What is the Global Minimum Tax (GMT)?

The Birth of GMT: OECD’s Pillar Two Framework

The GMT is part of the OECD’s two-pillar solution to BEPS (Base Erosion and Profit Shifting). Pillar Two introduces a global floor of 15% tax on MNEs with revenues above €750 million. The main goal is to prevent profit shifting to low or zero-tax jurisdictions and ensure taxation where economic activities occur.

Key Components: IIR, UTPR, and STTR

  • Income Inclusion Rule (IIR): Allows parent entities to top up taxes when their subsidiaries are undertaxed.
  • Undertaxed Payments Rule (UTPR): Grants countries the right to deny deductions or impose taxes on undertaxed intercompany payments.
  • Subject to Tax Rule (STTR): A treaty-based rule enabling source countries to tax certain payments below a minimum rate.

These rules create a multi-jurisdictional safety net, reducing the incentive to shift profits to low-tax jurisdictions.

Why the GMT is a Game-Changer for Multinational Corporations

Ending the “Race to the Bottom” in Tax Rates

For years, jurisdictions competed for foreign investment by offering extremely low corporate tax rates. The GMT eliminates this strategy for MNEs and rebalances global tax competition.

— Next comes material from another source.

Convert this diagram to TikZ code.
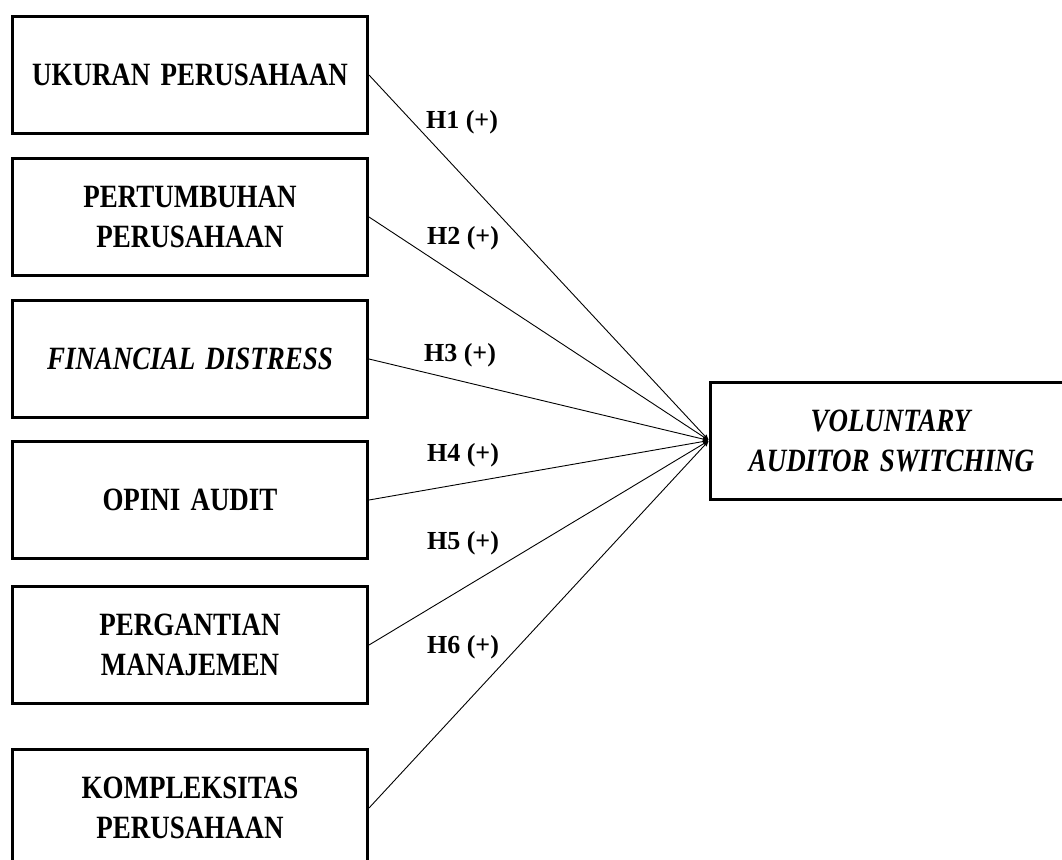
\documentclass[tikz,border=0pt]{standalone}
\usepackage{fontspec}
\setmainfont{Liberation Serif}
\newfontfamily\tallfont[FakeStretch=0.83,WordSpace=1.5]{Liberation Serif}
\usetikzlibrary{arrows,positioning}

\tikzset{
  varbox/.style={draw,line width=3pt,rectangle,minimum width=355pt,minimum height=117pt,
    align=center,font=\tallfont\bfseries\fontsize{32.5}{40}\selectfont,inner sep=0pt},
  hlabel/.style={font=\bfseries\fontsize{26}{30}\selectfont,inner sep=0pt}
}

\begin{document}
\begin{tikzpicture}[x=1pt,y=1pt,>=stealth',shorten >=1pt,node distance=22pt]

                \useasboundingbox (0,0) rectangle (1062,-859);

                \node[varbox] (ukuran) at (190,-75) {UKURAN PERUSAHAAN};

                \node[varbox] (pertumbuhan) [below=of ukuran] {PERTUMBUHAN\\PERUSAHAAN};

                \node[varbox] (distress) [below=of pertumbuhan] {\textit{FINANCIAL DISTRESS}};

                \node[varbox] (opini) [below=21pt of distress] {OPINI AUDIT};

                \node[varbox] (manajemen) [below=25pt of opini] {PERGANTIAN\\MANAJEMEN};

                \node[varbox] (kompleks) [below=43pt of manajemen] {KOMPLEKSITAS\\PERUSAHAAN};

                \node[varbox,minimum width=362pt,anchor=west] (switching) at (709,-440.5) {\textit{VOLUNTARY}\\\textit{AUDITOR SWITCHING}};

                

                \path[->,line width=0.9pt] (ukuran.east) edge (switching.west);

                \path[->,line width=0.9pt] (pertumbuhan.east) edge (switching.west);

                \path[->,line width=0.9pt] (distress.east) edge (switching.west);

                \path[->,line width=0.9pt] (opini.east) edge (switching.west);

                \path[->,line width=0.9pt] (manajemen.east) edge (switching.west);

                \path[->,line width=0.9pt] (kompleks.east) edge (switching.west);

                

                \node[hlabel] (h1) at (462,-122) {H1 (+)};

                \node[hlabel] (h2) at (463,-238) {H2 (+)};

                \node[hlabel] (h3) at (460,-355) {H3 (+)};

                \node[hlabel] (h4) at (463,-455) {H4 (+)};

                \node[hlabel] (h5) at (463,-543) {H5 (+)};

                \node[hlabel] (h6) at (463,-647) {H6 (+)};

            \end{tikzpicture}
\end{document}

Redefining How Tax Incentives Are Viewed

Indonesia’s tax holidays, investment allowances, and SEZ regimes may no longer be effective for MNEs subject to the GMT. The value of such incentives will be eroded unless Indonesia restructures them to fit within the GMT framework.

READ MORE: New Tax Audit Procedures in Indonesia : Key Updates and Implications for Taxpayers

Indonesia’s Strategic Position and Commitment

Indonesia’s G20 Role and Legal Alignment

As a G20 member and one of Southeast Asia’s most dynamic economies, Indonesia plays a pivotal role in global tax discussions. The country has committed to implement the GMT no later than 2026, as publicly stated by the Ministry of Finance and the Fiscal Policy Agency.

2024–2026: Regulatory Roadmap and Anticipated Deadlines

  • 2024: Legal drafting of GMT provisions under Omnibus Law.
  • 2025: Public consultations and simulation runs with major MNEs.
  • 2026: Full legal and administrative implementation.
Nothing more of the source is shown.